To compile Telamon, you need rust 1.27 or higher installed. If you want to
generate code for GPU, you will also need a CUDA toolchain installed, with cuda
,
curand
and cupti
accessible in the include and library paths. You can also view the
documentation on github.
Examples of kernels are located in the kernels/
directory. In particular,
kernels/src/linalg.rs
contains linear algebra kernels. You can compare the code
generated by Telamon to the state of the art implementation on GPUs by running
cargo bench --features=cuda --bench=cuda-search
in the kernel/
directory. To see the progress of the exploration, append
RUST_LOG=telamon::explorer=warn
to the command.
To write a kernel, you must first define the inputs of the kernel and the context we optimize for. Here, we assume we optimize for a Cuda GPU, but the process is the same for other backends.

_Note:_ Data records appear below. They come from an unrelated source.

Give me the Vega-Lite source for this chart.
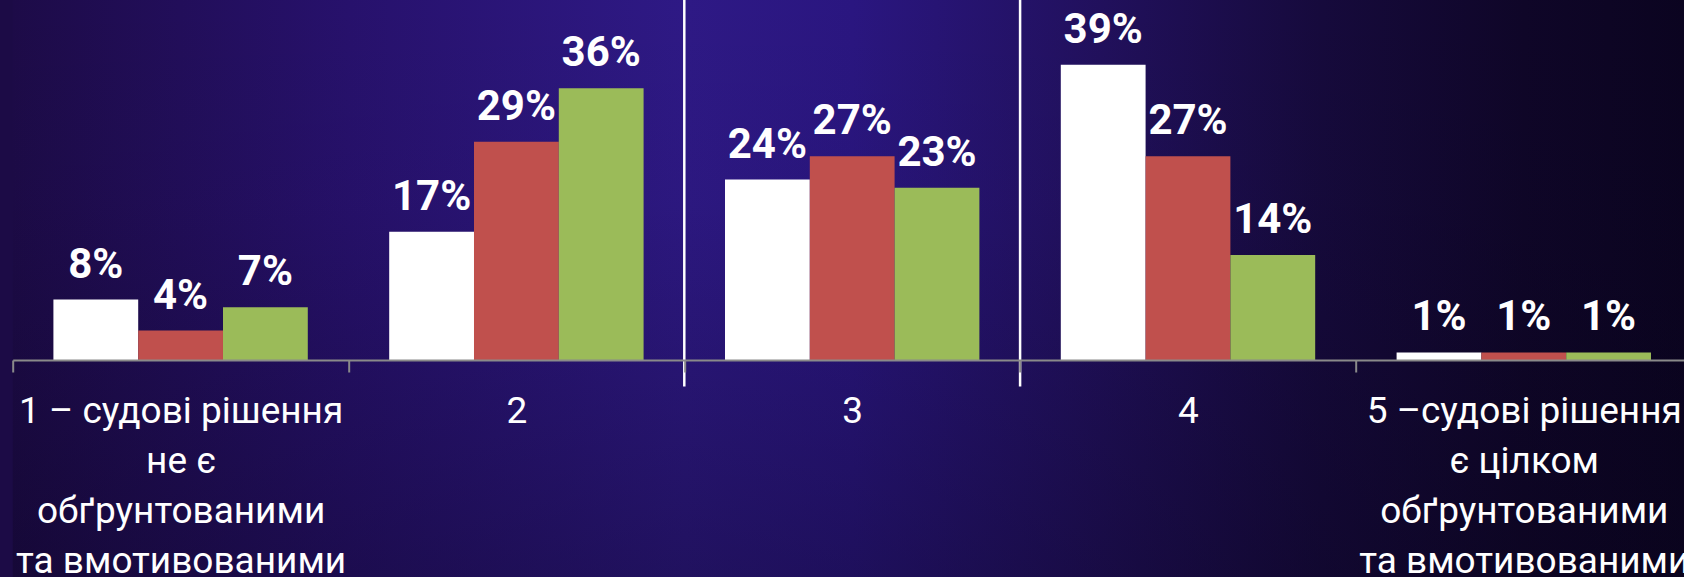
{
  "$schema": "https://vega.github.io/schema/vega-lite/v6.json",
  "autosize": {"type": "none"},
  "padding": {"left": 12.7, "top": 0, "right": 0, "bottom": 0},
  "width": 1679,
  "height": 577,
  "background": "#1c0b46",
  "view": {
    "stroke": null,
    "fill": {
      "gradient": "linear",
      "x1": 0, "y1": 0, "x2": 1, "y2": 0,
      "stops": [
        {"offset": 0, "color": "#1d0b48"},
        {"offset": 0.2, "color": "#27116c"},
        {"offset": 0.4, "color": "#2e1985"},
        {"offset": 0.5, "color": "#2a1680"},
        {"offset": 0.65, "color": "#21105c"},
        {"offset": 0.78, "color": "#160a3c"},
        {"offset": 0.9, "color": "#0f0628"},
        {"offset": 1, "color": "#0b0420"}
      ]
    }
  },
  "datasets": {
    "survey": [
      {"cat": "1 – судові рішення|не є|обґрунтованими|та вмотивованими", "series": "Ряд 1", "value": 0.08},
      {"cat": "1 – судові рішення|не є|обґрунтованими|та вмотивованими", "series": "Ряд 2", "value": 0.039},
      {"cat": "1 – судові рішення|не є|обґрунтованими|та вмотивованими", "series": "Ряд 3", "value": 0.07},
      {"cat": "2", "series": "Ряд 1", "value": 0.17},
      {"cat": "2", "series": "Ряд 2", "value": 0.289},
      {"cat": "2", "series": "Ряд 3", "value": 0.36},
      {"cat": "3", "series": "Ряд 1", "value": 0.239},
      {"cat": "3", "series": "Ряд 2", "value": 0.27},
      {"cat": "3", "series": "Ряд 3", "value": 0.228},
      {"cat": "4", "series": "Ряд 1", "value": 0.391},
      {"cat": "4", "series": "Ряд 2", "value": 0.27},
      {"cat": "4", "series": "Ряд 3", "value": 0.139},
      {"cat": "5 –судові рішення|є цілком|обґрунтованими|та вмотивованими", "series": "Ряд 1", "value": 0.01},
      {"cat": "5 –судові рішення|є цілком|обґрунтованими|та вмотивованими", "series": "Ряд 2", "value": 0.01},
      {"cat": "5 –судові рішення|є цілком|обґрунтованими|та вмотивованими", "series": "Ряд 3", "value": 0.01}
    ],
    "dividers": [
      {"cat": "3"},
      {"cat": "4"}
    ],
    "backdrop": [
      {"layer": "shade"}
    ]
  },
  "layer": [
    {
      "data": {"name": "backdrop"},
      "mark": {
        "type": "rect",
        "fill": {
          "gradient": "linear",
          "x1": 0, "y1": 0, "x2": 0, "y2": 1,
          "stops": [
            {"offset": 0, "color": "rgba(8,3,25,0)"},
            {"offset": 0.35, "color": "rgba(8,3,25,0.05)"},
            {"offset": 1, "color": "rgba(8,3,25,0.35)"}
          ]
        }
      },
      "encoding": {}
    },
    {
      "data": {"name": "survey"},
      "mark": {"type": "bar"},
      "encoding": {
        "x": {
          "field": "cat", "type": "nominal", "sort": null,
          "scale": {"paddingInner": 0, "paddingOuter": 0},
          "axis": {
            "title": null,
            "labelAngle": 0,
            "labelExpr": "split(datum.label, '|')",
            "labelFont": "Roboto",
            "labelFontSize": 37,
            "labelColor": "#ffffff",
            "labelLineHeight": 50,
            "labelPadding": 22,
            "labelLimit": 2000,
            "labelOverlap": false,
            "domainColor": "#8a8a8a",
            "domainWidth": 2,
            "tickColor": "#8a8a8a",
            "tickWidth": 2,
            "tickSize": 12,
            "tickBand": "extent",
            "offset": -217,
            "zindex": 1
          }
        },
        "xOffset": {
          "field": "series", "type": "nominal",
          "sort": ["Ряд 1", "Ряд 2", "Ряд 3"],
          "scale": {"paddingInner": 0, "paddingOuter": 0.48}
        },
        "y": {
          "field": "value", "type": "quantitative",
          "scale": {"domain": [-0.2874, 0.4768], "nice": false, "zero": false},
          "axis": null
        },
        "color": {
          "field": "series", "type": "nominal",
          "scale": {"domain": ["Ряд 1", "Ряд 2", "Ряд 3"], "range": ["#ffffff", "#c0504d", "#9bbb59"]},
          "legend": null
        }
      }
    },
    {
      "data": {"name": "survey"},
      "mark": {
        "type": "text",
        "font": "Roboto",
        "fontWeight": "bold",
        "fontSize": 42,
        "color": "#ffffff",
        "baseline": "alphabetic",
        "align": "center",
        "dy": -22
      },
      "encoding": {
        "x": {"field": "cat", "type": "nominal", "sort": null},
        "xOffset": {"field": "series", "type": "nominal", "sort": ["Ряд 1", "Ряд 2", "Ряд 3"]},
        "y": {"field": "value", "type": "quantitative"},
        "text": {"field": "value", "type": "quantitative", "format": ".0%"}
      }
    },
    {
      "data": {"name": "dividers"},
      "mark": {"type": "rule", "color": "#ffffff", "strokeWidth": 2.5},
      "encoding": {
        "x": {"field": "cat", "type": "nominal", "bandPosition": 0},
        "y": {"datum": 0.4768},
        "y2": {"datum": -0.035}
      }
    }
  ]
}
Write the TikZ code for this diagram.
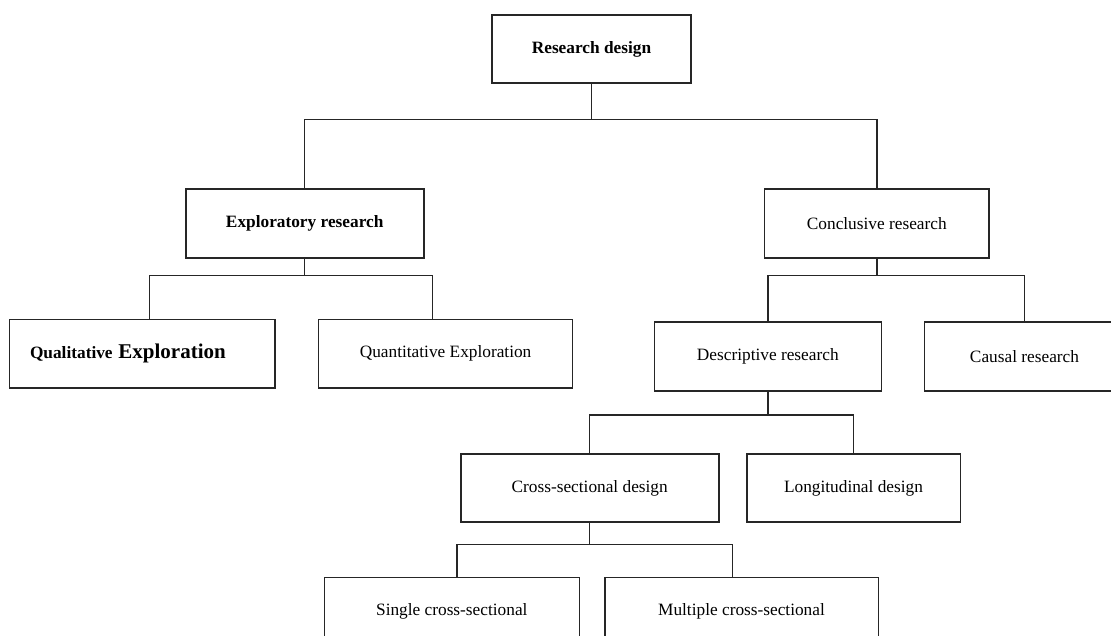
\documentclass[tikz,border=0pt]{standalone}
\usepackage{fontspec}
\setmainfont{Liberation Serif}

\begin{document}
\begin{tikzpicture}[x=1pt, y=-1pt, line width=1.6pt, draw=black!85,
    box/.style={draw, rectangle, inner sep=0pt, minimum height=68.5pt,
        font=\fontsize{17.3}{20}\selectfont},
    link/.style={line width=1.4pt}]
        \path[use as bounding box, clip] (0,0) rectangle (1111,635);

        % Nodes
        \node (root) [box, minimum width=199pt, font=\fontsize{17.3}{20}\selectfont\bfseries] at (591.5,49) {Research design};

        \node (expl) [box, minimum width=238pt, font=\fontsize{17.3}{20}\selectfont\bfseries] at (304.7,223.5) {Exploratory research};
        \node (concl) [box, minimum width=224.3pt, right of=expl, node distance=572.1pt] {Conclusive research};

        \node (qual) [box, text width=224pt, inner xsep=20.7pt, align=left] at (142,353.7)
            {\textbf{Qualitative} {\fontsize{21}{24}\selectfont\textbf{Exploration}}};
        \node (quant) [box, minimum width=254pt, right of=qual, node distance=303.6pt] {Quantitative Exploration};

        \node (desc) [box, minimum width=227pt] at (767.8,356.5) {Descriptive research};
        \node (causal) [box, minimum width=200pt, right of=desc, node distance=256.7pt] {Causal research};

        \node (cross) [box, minimum width=258pt] at (589.7,488) {Cross-sectional design};
        \node (longi) [box, minimum width=213.6pt, right of=cross, node distance=263.8pt] {Longitudinal design};

        \node (single) [box, minimum width=255pt] at (451.8,611.8) {Single cross-sectional};
        \node (multi) [box, minimum width=273.6pt, right of=single, node distance=289.7pt] {Multiple cross-sectional};

        % Edges
        \draw[link] (root.south) -- ++(0,35.5) coordinate (rb);
        \draw[link] (expl.north) |- (rb) -| (concl.north);

        \draw[link] (expl.south) -- ++(0,17) coordinate (eb);
        \draw[link] ([xshift=7.7pt]qual.north) |- (eb) -| ([xshift=-12.9pt]quant.north);

        \draw[link] (concl.south) -- ++(0,16.7) coordinate (cb);
        \draw[link] (desc.north) |- (cb) -| (causal.north);

        \draw[link] (desc.south) -- ++(0,23.6) coordinate (db);
        \draw[link] (cross.north) |- (db) -| (longi.north);

        \draw[link] (cross.south) -- ++(0,21.4) coordinate (xb);
        \draw[link] ([xshift=5.2pt]single.north) |- (xb) -| ([xshift=-8.8pt]multi.north);
    \end{tikzpicture}
\end{document}
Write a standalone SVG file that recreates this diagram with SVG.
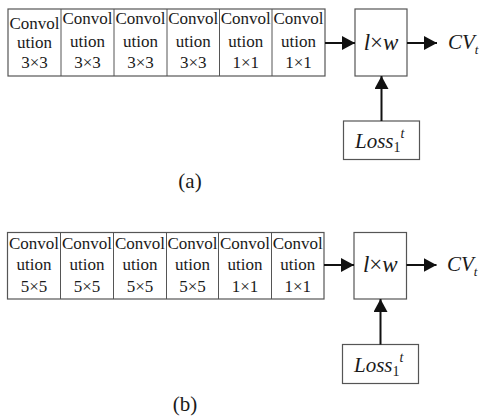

use telamon::device::cuda;
use telamon::helper;
let _ = env_logger::init(); // Enable logging
let executor = cuda::Executor::init(); // Setup the interface with the device.
// Build the signature and bind the inputs in the context.
let mut context = cuda::Context::new(&executor);
let array_a;
let signature = {
let mut sig_builder = helper::SignatureBuilder::new("my_kernel", &mut context);
// Create a signature with two arguments: a scalar `m` and an array of floats. We
// give the value we want to optimize for to each argument.
sig_builder.scalar("n", 1000i32);
array = builder.array::<f32>("a", 1000); // Creates an array of size 1000.
sig_builder.get()
};
We can now describe the body of the kernel itself. Here we create a kernel that computes
x[i] = 2*i
for each i in 0..n
For that we use a builder that creates the loops and the
instructions for us. The builder keeps the list of open loops and nest new instructions in
them.
let mut builder = helper::Builder::new(&signature, context.device());
// Open a loop of size n.
let size = builder.param_size("n");
let dim0 = builder.open_dim(size);
// Compute `x = 2*i` where `i` is the index on loop `dim0`.
let x = builder.mul(&dim0, &2i32);
// Store `x` in `a[i]. For that, we first compute the address of `a[i]` and build a
// that describes the access patern for the performance model.
let (addr, access_pattern) = builder.tensor_access(&"a", a, &ir::Type::I(32), &[&dim0]);
builder.st(&addr, x, access_pattern);
// Close the loop.
builder.close_dim(&dim0);
let search_space = builder.get();
We are now ready to start the search space exploration to find the best candidate.
use telamon::explorer;
let best = explorer::find_best(explorer::config::read(), &context, search_space).unwrap();
context.device().gen_code(&best, &mut std::io::stdout());
Telamon is released under the Apache Licence (version 2.0). See LICENSE for more details.